-- Start of INFORMATION SUPPLIED --

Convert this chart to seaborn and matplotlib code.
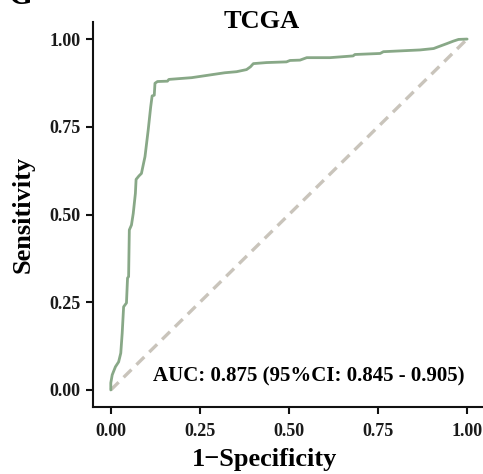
import matplotlib
matplotlib.use("Agg")
import matplotlib.pyplot as plt
import seaborn as sns
import pandas as pd

# ROC curve points (false positive rate, true positive rate)
fpr = [0.000, 0.000, 0.004, 0.013, 0.022, 0.028, 0.032, 0.036, 0.044, 0.047,
       0.050, 0.052, 0.058, 0.063, 0.069, 0.071, 0.079, 0.086, 0.092, 0.096,
       0.105, 0.112, 0.116, 0.122, 0.124, 0.131, 0.159, 0.163, 0.227, 0.320,
       0.353, 0.381, 0.392, 0.400, 0.437, 0.493, 0.503, 0.531, 0.550, 0.615,
       0.680, 0.685, 0.756, 0.765, 0.868, 0.906, 0.919, 0.943, 0.961, 0.976,
       1.000]
tpr = [0.000, 0.020, 0.043, 0.066, 0.080, 0.105, 0.162, 0.237, 0.248, 0.319,
       0.323, 0.456, 0.470, 0.503, 0.560, 0.600, 0.610, 0.617, 0.646, 0.665,
       0.741, 0.807, 0.838, 0.840, 0.874, 0.879, 0.880, 0.885, 0.890, 0.904,
       0.907, 0.913, 0.921, 0.930, 0.933, 0.935, 0.939, 0.940, 0.947, 0.947,
       0.952, 0.956, 0.959, 0.964, 0.969, 0.973, 0.978, 0.987, 0.994, 0.999,
       1.000]
ref_x = [0.0, 1.0]
ref_y = [0.0, 1.0]
tick_vals = [0.00, 0.25, 0.50, 0.75, 1.00]
tick_labels = ["0.00", "0.25", "0.50", "0.75", "1.00"]
auc_text = "AUC: 0.875 (95%CI: 0.845 - 0.905)"

roc = pd.DataFrame({"fpr": fpr, "tpr": tpr})
ref = pd.DataFrame({"x": ref_x, "y": ref_y})

sns.set_theme(style="white")
plt.rcParams["font.family"] = ["Liberation Serif", "DejaVu Serif"]
plt.rcParams["font.weight"] = "bold"

fig = plt.figure(figsize=(4.83, 4.74), dpi=100)
ax = fig.add_axes([0.1925, 0.1403, 0.8115, 0.8143])

sns.lineplot(data=ref, x="x", y="y", ax=ax, color="#c9c4bb", lw=2.4,
             linestyle=(0, (3.3, 2.1)), estimator=None, sort=False)
sns.lineplot(data=roc, x="fpr", y="tpr", ax=ax, color="#88a887", lw=2.0,
             estimator=None, sort=False)

ax.set_xlim(-0.05, 1.05)
ax.set_ylim(-0.05, 1.05)
ax.set_xticks(tick_vals)
ax.set_xticklabels(tick_labels, fontsize=13, fontweight="bold", color="#1a1a1a")
ax.set_yticks(tick_vals)
ax.set_yticklabels(tick_labels, fontsize=13, fontweight="bold", color="#1a1a1a")

for side in ["top", "right"]:
    ax.spines[side].set_visible(False)
for side in ["left", "bottom"]:
    ax.spines[side].set_color("#111111")
    ax.spines[side].set_linewidth(1.5)

ax.tick_params(axis="both", which="major", length=5, width=1.5,
               color="#111111", bottom=True, left=True)
ax.tick_params(axis="x", pad=6)
ax.tick_params(axis="y", pad=4)

ax.set_xlabel("1\u2212Specificity", fontsize=19, fontweight="bold", color="black")
ax.set_ylabel("Sensitivity", fontsize=19, fontweight="bold", color="black")
ax.xaxis.set_label_coords(0.439, -0.105)
ax.yaxis.set_label_coords(-0.148, 0.5)

fig.text(262 / 483, 1 - 28 / 474, "TCGA", ha="center", va="baseline",
         fontsize=19, fontweight="bold", color="black")
fig.text(8 / 483, 1 - 4 / 474, "G", ha="left", va="baseline",
         fontsize=22, fontweight="bold", color="black")

ax.text(0.118, 0.024, auc_text, ha="left", va="baseline",
        fontsize=15, fontweight="bold", color="black")

fig.savefig("out.png", dpi=100)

-- End of INFORMATION SUPPLIED --

> STATED EXERCISE
State the number of lines in this listing that contain the string "matplotlib", and add nothing else.

> PROBLEM SOLUTION
4